Tuesday, August 16, 2011
Tromba: ay, caramba!
Whoa, boy! What do we have here? Yesterday I started digging around for info on medieval/baroque instruments. There were some lulus. Crumhorns, which look like you're playing a cane and which produce a sour, whoopee-cushion-like sound. The rackett, which is an incredible-looking object, a big round oxygen-tankish thing with holes all over it. People liked edgy sour honky sounds then, or else they had not figured out how to produce anything better.
Way leads on to way, as Robert Frost once said, and I kept digging out more and more obscure things. I knew a little bit about all those alp-horn-type instruments, but I didn't know they were a form of communication for the village. They could signal births, deaths, coming storms, and other occasions/approaching dangers. Kind of the social networking of 1000 years ago. There are whole ensembles made up of these endless things, which I saw an example of in Switzerland, and they play with such mellowness that I just don't want to hear 'em.

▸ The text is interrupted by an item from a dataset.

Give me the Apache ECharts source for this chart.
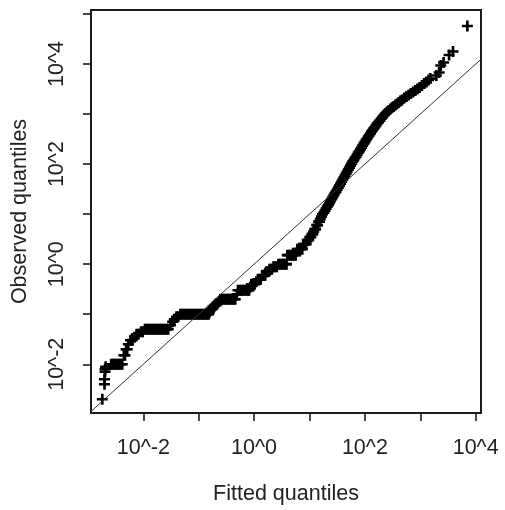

No, give me the authentic honky ones, homegrown music played with lusty abandon by amateurs.
But then I found this "thing". I had no idea what it was, elongated but squared-off, not like any horn I'd seen or heard of. It made the most incredible sound, like a garage door opening. After a while I found out it wasn't a horn at all, but a stringed instrument called a tromba marina. Looked like one of those failed attempts to develop the cello or bass. I found very little repertoire for this thing, thank God, and I would imagine just schlepping it around would be torture, trying to get it into a 15-foot case or folding it up or something (the travel-size tromba marina?).
The instrument has a range of three notes, not even as good as a cigar box with rubber bands wrapped around it, but that's not the only problem with it. When I tried to find more tromba marina videos, I got these Spanish things with pictures of storms, tornados and stuff. So I guess it means something else in Spanish, or else it's already in Spanish and has a double meaning? Approaching danger to the eardrums?
I could not help but be reminded of the old Ricola ads: but to my horror, I could only find a very brief clip of the original ad from British TV. THE RICOLA AD ISN'T ON YOUTUBE???????!!! There are a hundred stupid variations, none of which seem to be on TV where I live, but I am not interested in those. They're daft. I want the guy with the horn and the lame singing.